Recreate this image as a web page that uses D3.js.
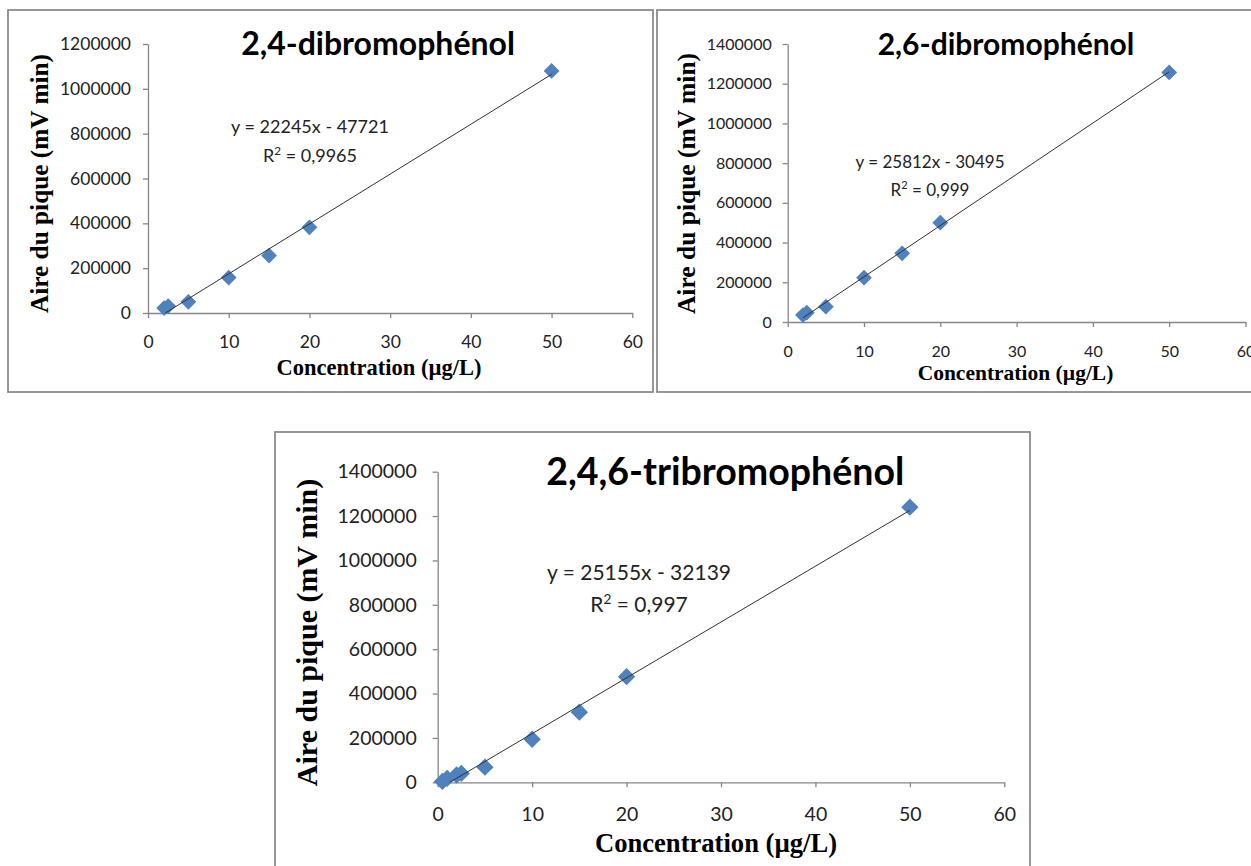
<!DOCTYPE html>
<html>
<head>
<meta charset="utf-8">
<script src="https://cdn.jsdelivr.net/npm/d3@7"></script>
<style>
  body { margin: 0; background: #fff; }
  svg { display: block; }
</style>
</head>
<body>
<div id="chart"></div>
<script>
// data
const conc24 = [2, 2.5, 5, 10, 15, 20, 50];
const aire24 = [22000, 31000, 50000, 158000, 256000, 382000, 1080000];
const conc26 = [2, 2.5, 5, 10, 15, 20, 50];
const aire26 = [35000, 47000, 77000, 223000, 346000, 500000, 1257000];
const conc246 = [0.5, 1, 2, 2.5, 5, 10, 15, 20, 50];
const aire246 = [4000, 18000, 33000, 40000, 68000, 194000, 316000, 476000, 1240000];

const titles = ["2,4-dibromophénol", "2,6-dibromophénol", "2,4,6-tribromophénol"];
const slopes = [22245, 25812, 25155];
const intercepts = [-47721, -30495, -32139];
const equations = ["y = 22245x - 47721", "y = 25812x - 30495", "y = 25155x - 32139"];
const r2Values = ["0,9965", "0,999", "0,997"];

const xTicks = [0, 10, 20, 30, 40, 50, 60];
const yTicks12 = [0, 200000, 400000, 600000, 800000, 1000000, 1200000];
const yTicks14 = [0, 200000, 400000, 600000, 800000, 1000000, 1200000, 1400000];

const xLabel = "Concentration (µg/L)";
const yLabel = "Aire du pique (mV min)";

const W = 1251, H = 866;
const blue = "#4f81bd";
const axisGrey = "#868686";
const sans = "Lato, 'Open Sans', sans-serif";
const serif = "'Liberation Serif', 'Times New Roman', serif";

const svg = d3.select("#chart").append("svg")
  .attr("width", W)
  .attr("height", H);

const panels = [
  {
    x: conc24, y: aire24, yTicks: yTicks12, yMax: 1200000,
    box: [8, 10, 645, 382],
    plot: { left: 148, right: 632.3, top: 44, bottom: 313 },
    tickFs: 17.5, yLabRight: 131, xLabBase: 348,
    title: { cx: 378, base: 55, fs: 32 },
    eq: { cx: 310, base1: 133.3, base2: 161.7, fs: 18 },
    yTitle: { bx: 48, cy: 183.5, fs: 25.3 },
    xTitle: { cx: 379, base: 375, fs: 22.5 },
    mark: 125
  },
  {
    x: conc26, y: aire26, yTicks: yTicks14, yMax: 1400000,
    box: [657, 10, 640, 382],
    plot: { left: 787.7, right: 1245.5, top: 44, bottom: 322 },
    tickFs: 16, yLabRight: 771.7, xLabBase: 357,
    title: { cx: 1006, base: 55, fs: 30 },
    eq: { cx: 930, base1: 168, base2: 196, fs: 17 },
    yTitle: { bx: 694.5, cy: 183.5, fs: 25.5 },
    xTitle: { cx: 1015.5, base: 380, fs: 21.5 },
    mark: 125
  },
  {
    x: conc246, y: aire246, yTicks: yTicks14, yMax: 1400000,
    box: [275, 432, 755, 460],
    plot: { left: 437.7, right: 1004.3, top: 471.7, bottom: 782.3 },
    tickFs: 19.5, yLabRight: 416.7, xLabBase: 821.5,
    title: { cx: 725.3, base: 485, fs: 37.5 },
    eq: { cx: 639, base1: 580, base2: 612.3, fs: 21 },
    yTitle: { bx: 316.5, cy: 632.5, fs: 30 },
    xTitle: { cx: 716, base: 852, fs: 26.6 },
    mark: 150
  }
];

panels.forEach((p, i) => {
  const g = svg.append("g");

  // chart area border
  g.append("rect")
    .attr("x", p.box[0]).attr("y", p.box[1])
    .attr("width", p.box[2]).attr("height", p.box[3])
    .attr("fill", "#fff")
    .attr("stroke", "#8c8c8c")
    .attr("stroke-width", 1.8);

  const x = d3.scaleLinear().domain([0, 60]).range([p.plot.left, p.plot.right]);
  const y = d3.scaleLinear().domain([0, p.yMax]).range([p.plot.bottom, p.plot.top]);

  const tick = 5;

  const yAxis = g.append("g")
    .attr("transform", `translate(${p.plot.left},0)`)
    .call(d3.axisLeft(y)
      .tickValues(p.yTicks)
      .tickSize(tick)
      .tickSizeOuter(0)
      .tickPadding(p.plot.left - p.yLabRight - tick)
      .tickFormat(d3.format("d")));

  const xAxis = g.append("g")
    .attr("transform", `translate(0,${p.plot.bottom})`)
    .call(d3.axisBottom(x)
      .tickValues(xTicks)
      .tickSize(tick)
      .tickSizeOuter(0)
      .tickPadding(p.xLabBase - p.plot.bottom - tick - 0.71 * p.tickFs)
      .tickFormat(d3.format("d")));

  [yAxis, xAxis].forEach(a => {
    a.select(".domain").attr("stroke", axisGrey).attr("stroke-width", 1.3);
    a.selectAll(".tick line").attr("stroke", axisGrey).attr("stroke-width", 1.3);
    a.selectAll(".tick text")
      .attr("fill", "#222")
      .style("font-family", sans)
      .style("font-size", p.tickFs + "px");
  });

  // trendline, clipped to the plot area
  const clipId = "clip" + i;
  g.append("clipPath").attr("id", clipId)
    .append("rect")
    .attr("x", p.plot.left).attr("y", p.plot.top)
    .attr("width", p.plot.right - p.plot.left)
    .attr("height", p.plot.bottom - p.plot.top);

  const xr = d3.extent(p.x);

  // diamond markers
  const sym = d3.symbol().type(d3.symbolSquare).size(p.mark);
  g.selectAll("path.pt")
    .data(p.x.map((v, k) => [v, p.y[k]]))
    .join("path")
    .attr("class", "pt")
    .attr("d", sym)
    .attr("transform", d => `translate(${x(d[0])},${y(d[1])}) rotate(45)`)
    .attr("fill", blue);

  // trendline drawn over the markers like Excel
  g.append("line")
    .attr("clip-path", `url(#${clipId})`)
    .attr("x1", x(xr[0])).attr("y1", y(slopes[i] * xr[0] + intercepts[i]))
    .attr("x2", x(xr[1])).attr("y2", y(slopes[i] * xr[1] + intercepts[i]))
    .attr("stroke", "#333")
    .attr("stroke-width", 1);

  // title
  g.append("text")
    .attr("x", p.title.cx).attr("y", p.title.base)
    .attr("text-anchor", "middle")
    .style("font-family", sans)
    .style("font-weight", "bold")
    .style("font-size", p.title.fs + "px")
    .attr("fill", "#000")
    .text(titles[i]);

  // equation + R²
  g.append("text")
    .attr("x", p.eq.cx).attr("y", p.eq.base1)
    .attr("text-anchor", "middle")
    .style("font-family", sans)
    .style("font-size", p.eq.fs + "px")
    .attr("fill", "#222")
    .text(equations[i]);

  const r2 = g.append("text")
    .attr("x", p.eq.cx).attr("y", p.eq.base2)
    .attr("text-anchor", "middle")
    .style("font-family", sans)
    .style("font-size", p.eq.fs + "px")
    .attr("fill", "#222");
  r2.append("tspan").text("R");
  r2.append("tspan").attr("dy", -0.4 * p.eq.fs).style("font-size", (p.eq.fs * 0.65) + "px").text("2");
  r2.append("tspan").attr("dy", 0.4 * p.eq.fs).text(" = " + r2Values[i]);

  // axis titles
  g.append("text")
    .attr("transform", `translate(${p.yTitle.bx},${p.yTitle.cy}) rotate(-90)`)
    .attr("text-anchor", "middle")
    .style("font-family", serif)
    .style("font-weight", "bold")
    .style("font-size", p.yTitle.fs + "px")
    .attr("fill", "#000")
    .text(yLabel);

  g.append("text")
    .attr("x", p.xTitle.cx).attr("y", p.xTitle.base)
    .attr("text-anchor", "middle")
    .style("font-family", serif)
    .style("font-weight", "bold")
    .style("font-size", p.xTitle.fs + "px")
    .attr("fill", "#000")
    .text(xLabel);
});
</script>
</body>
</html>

= Job =
Reproduce the material above exactly, first line through the line that contains "316000, 476000, 1240000];", minus the pictures.

= Reply to the exercise =
Recreate this image as a web page that uses D3.js.
<!DOCTYPE html>
<html>
<head>
<meta charset="utf-8">
<script src="https://cdn.jsdelivr.net/npm/d3@7"></script>
<style>
  body { margin: 0; background: #fff; }
  svg { display: block; }
</style>
</head>
<body>
<div id="chart"></div>
<script>
// data
const conc24 = [2, 2.5, 5, 10, 15, 20, 50];
const aire24 = [22000, 31000, 50000, 158000, 256000, 382000, 1080000];
const conc26 = [2, 2.5, 5, 10, 15, 20, 50];
const aire26 = [35000, 47000, 77000, 223000, 346000, 500000, 1257000];
const conc246 = [0.5, 1, 2, 2.5, 5, 10, 15, 20, 50];
const aire246 = [4000, 18000, 33000, 40000, 68000, 194000, 316000, 476000, 1240000];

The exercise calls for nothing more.